Chris Smalling's goal against Portugal last week roared England to Euro 2016 with a win, but he has turned up at the tournament with the booby prize - a stuffed lion.
After a team-bonding exercise, the Manchester United defender's forfeit was to carry the toy during England's journey from Luton airport to their Chantilly hotel and training base in France.
The Three Lions have now become four, but the players are keeping to themselves exactly what Smalling did to deserve the forfeit.
It remains to be seen which player will be looking after the as-yet-unnamed lion next, but hopefully it will help England get ready to pounce when they face Russia in their opening game in Marseille on Saturday.

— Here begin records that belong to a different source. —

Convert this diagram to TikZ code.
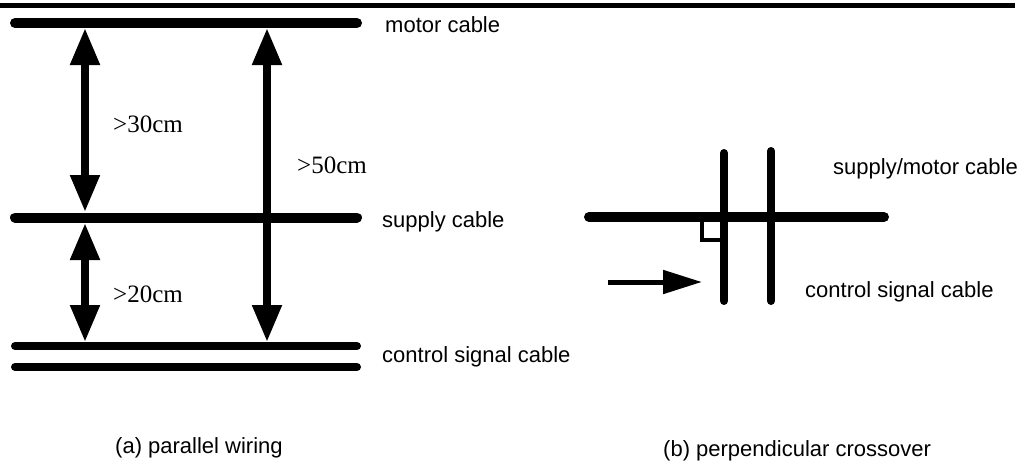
\documentclass[tikz,border=0pt]{standalone}
\usepackage{fontspec}
\setmainfont{Liberation Sans}
\newfontfamily\cmfont{Liberation Serif}
\usetikzlibrary{arrows.meta}
\tikzset{
    cable/.style={line width=10pt,line cap=round},
    ctrlcable/.style={line width=8pt,line cap=round},
    gap/.style={line width=8pt,<->},
    lbl/.style={anchor=base west,inner sep=0,font=\fontsize{22}{24}\selectfont},
    dist/.style={anchor=base west,inner sep=0,font=\cmfont\fontsize{25}{27}\selectfont},
}
\begin{document}
\begin{tikzpicture}[>={Triangle[length=37pt,width=28pt]},x=1pt,y=-1pt]
    \useasboundingbox(0,0)rectangle(1017,463);
    \draw[line width=5pt](0,5.5)--(1015,5.5);
    % (a) parallel wiring
    \coordinate(motorL)at(15,23);
    \coordinate(motorR)at(357,23);
    \coordinate(supplyL)at(15,217.5);
    \coordinate(supplyR)at(357,217.5);
    \coordinate(ctrlL)at(15,346);
    \coordinate(ctrlR)at(357,346);
    \coordinate(ctrlbL)at(15,367);
    \coordinate(ctrlbR)at(357,367);
    \draw[cable](motorL)--(motorR);
    \draw[cable](supplyL)--(supplyR);
    \draw[ctrlcable](ctrlL)--(ctrlR);
    \draw[ctrlcable](ctrlbL)--(ctrlbR);
    \coordinate(m1)at(85,28);
    \coordinate(s1)at(85,212);
    \coordinate(s2)at(85,223);
    \coordinate(c1)at(85,342);
    \coordinate(m2)at(267,28);
    \coordinate(c2)at(267,342);
    \draw[gap](m1)--(s1);
    \draw[gap](s2)--(c1);
    \draw[gap](m2)--(c2);
    \node[dist](d30)at(113,132){>30cm};
    \node[dist](d50)at(297,173){>50cm};
    \node[dist](d20)at(113,302){>20cm};
    \node[lbl](motor)at(385,32){motor cable};
    \node[lbl](supply)at(382,227){supply cable};
    \node[lbl](ctrl)at(382,362){control signal cable};
    \node[lbl](capa)at(115,453){(a) parallel wiring};
    % (b) perpendicular crossover
    \coordinate(pwrL)at(589,217);
    \coordinate(pwrR)at(884,217);
    \coordinate(sigaT)at(724,153);
    \coordinate(sigaB)at(724,301);
    \coordinate(sigbT)at(771,151);
    \coordinate(sigbB)at(771,301);
    \draw[cable](pwrL)--(pwrR);
    \draw[ctrlcable](sigaT)--(sigaB);
    \draw[ctrlcable](sigbT)--(sigbB);
    \draw[line width=3.5pt](724,240)-|(702,217);
    \coordinate(dirS)at(608,282);
    \coordinate(dirE)at(702,282);
    \draw[line width=5pt,-{Triangle[length=39pt,width=23pt]}](dirS)--(dirE);
    \node[lbl](pwr)at(833,174){supply/motor cable};
    \node[lbl](sig)at(805,297){control signal cable};
    \node[lbl](capb)at(663,456){(b) perpendicular crossover};
\end{tikzpicture}
\end{document}
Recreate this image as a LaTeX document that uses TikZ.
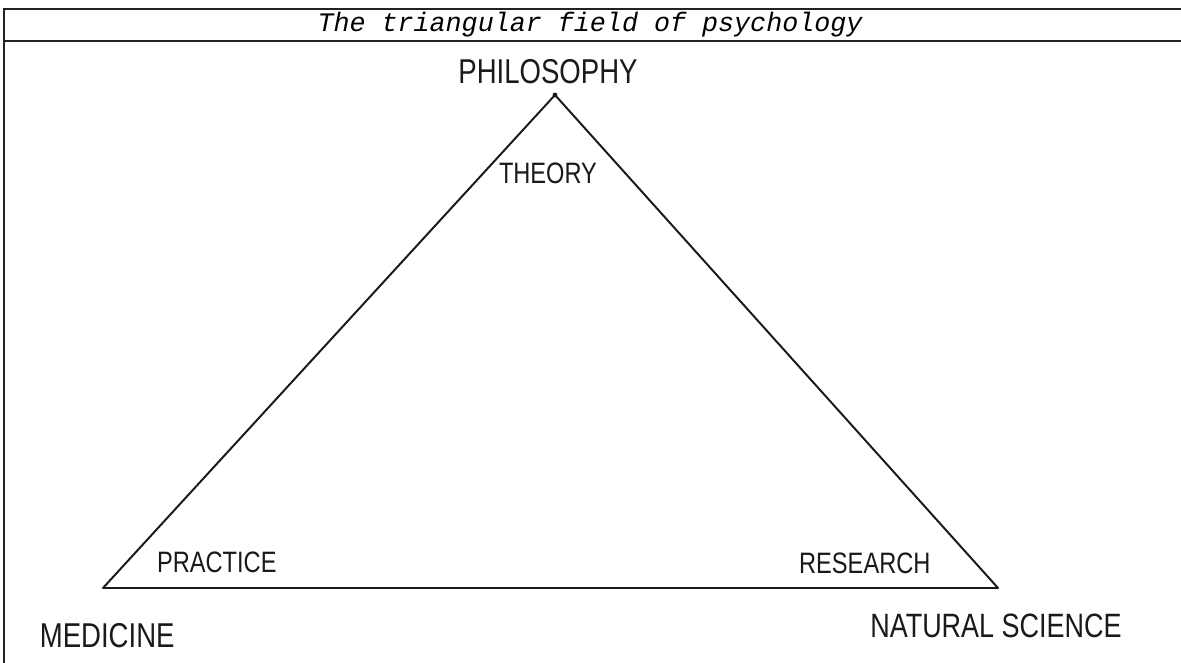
\documentclass[tikz,border=0pt]{standalone}
\usepackage{fontspec}
\usepackage{tikz}
\newfontfamily\handfont[FakeStretch=0.8]{Liberation Sans}
\newfontfamily\capfont{Liberation Mono}
\definecolor{diagramInk}{HTML}{1A1A1A}
\definecolor{diagramFrame}{HTML}{222222}

\begin{document}
\begin{tikzpicture}[
    x=1cm,y=1cm,
    every node/.style={inner sep=0pt,align=center,text=diagramInk},
    frame/.style={draw=diagramFrame,line width=1.2pt},
    caption/.style={font=\capfont\itshape\fontsize{19}{22}\selectfont,text=black},
    lettering/.style={font=\handfont\fontsize{21}{24}\selectfont},
    pole/.style={font=\handfont\fontsize{24.5}{28}\selectfont},
    side/.style={draw=diagramInk,line width=1.4pt,line join=round,line cap=round}
]
\useasboundingbox (0,0) rectangle (29.525,16.575);
\fill[white] (0,0) rectangle (29.525,16.575);

% frame and title row
\draw[frame] (0.1,-0.2) rectangle (29.8,16.35);
\draw[frame] (0.1,15.55) -- (29.8,15.55);
\node[caption] (title) at (14.75,15.95) {The triangular field of psychology};

% corners of the triangle
\coordinate (top) at (13.875,14.2);
\coordinate (left) at (2.575,1.875);
\coordinate (right) at (24.95,1.875);
\draw[side] (top) -- (left) -- (right) -- cycle;
\fill[diagramInk] (top) circle (0.06);

\node[pole] (philosophy) at (13.7,14.78) {PHILOSOPHY};
\node[lettering] (theory) at (13.7,12.25) {THEORY};
\node[lettering] (practice) at (5.42,2.52) {PRACTICE};
\node[lettering] (research) at (21.62,2.48) {RESEARCH};
\node[pole] (medicine) at (2.68,0.68) {MEDICINE};
\node[pole,font=\handfont\fontsize{24}{28}\selectfont] (natsci) at (24.9,0.92) {NATURAL SCIENCE};
\end{tikzpicture}
\end{document}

The players plan to take their unofficial mascot around with them throughout the tournament, from game to game.
And Smalling had fun with the private joke on Monday as he sneaked the lion into group photographs.
The duty to look after the toy seems to have fallen to the Manchester United defender, who was seen with it before England's friendly fixture against Portugal at Wembley on Thursday too.
Yet this is not the first time a team have taken on a stuffed toy lion as a mascot.
In British and Irish Lions history, it became a tradition that the youngest player on the tour had the dreaded responsibility of carrying around their good-luck charm.
Thankfully for Marcus Rashford, 18, though, Smalling seems to have saved him from that duty.
The Lions mascot changed, too, though it was always the same animal.
There was Leo, who appeared and was retired after putting in his shift. Then there was BIL, otherwise known as Billy.
Photographs even show Lions skipper John Dawes holding their mascot at Heathrow in 1971, and lions are still carried out by the captain as the team take to the pitch in modern times.
And they are used in cycling, too. Tour de France stage winners receive a stuffed lion, like Italy's Vincenzo Nibali below in 2014 after he took the yellow jersey.
French bank Credit Lyonnaise have sponsored the jersey since 1987 and they award a toy lion to each day's winner as a result.
Roy Hodgson will hope his squad's unnamed mascot will be a good luck charm in France as they prepare to kick off their Euro 2016 campaign against Russia on Saturday night.
They then face Wales on Thursday June 16 and Slovakia on Monday June 20.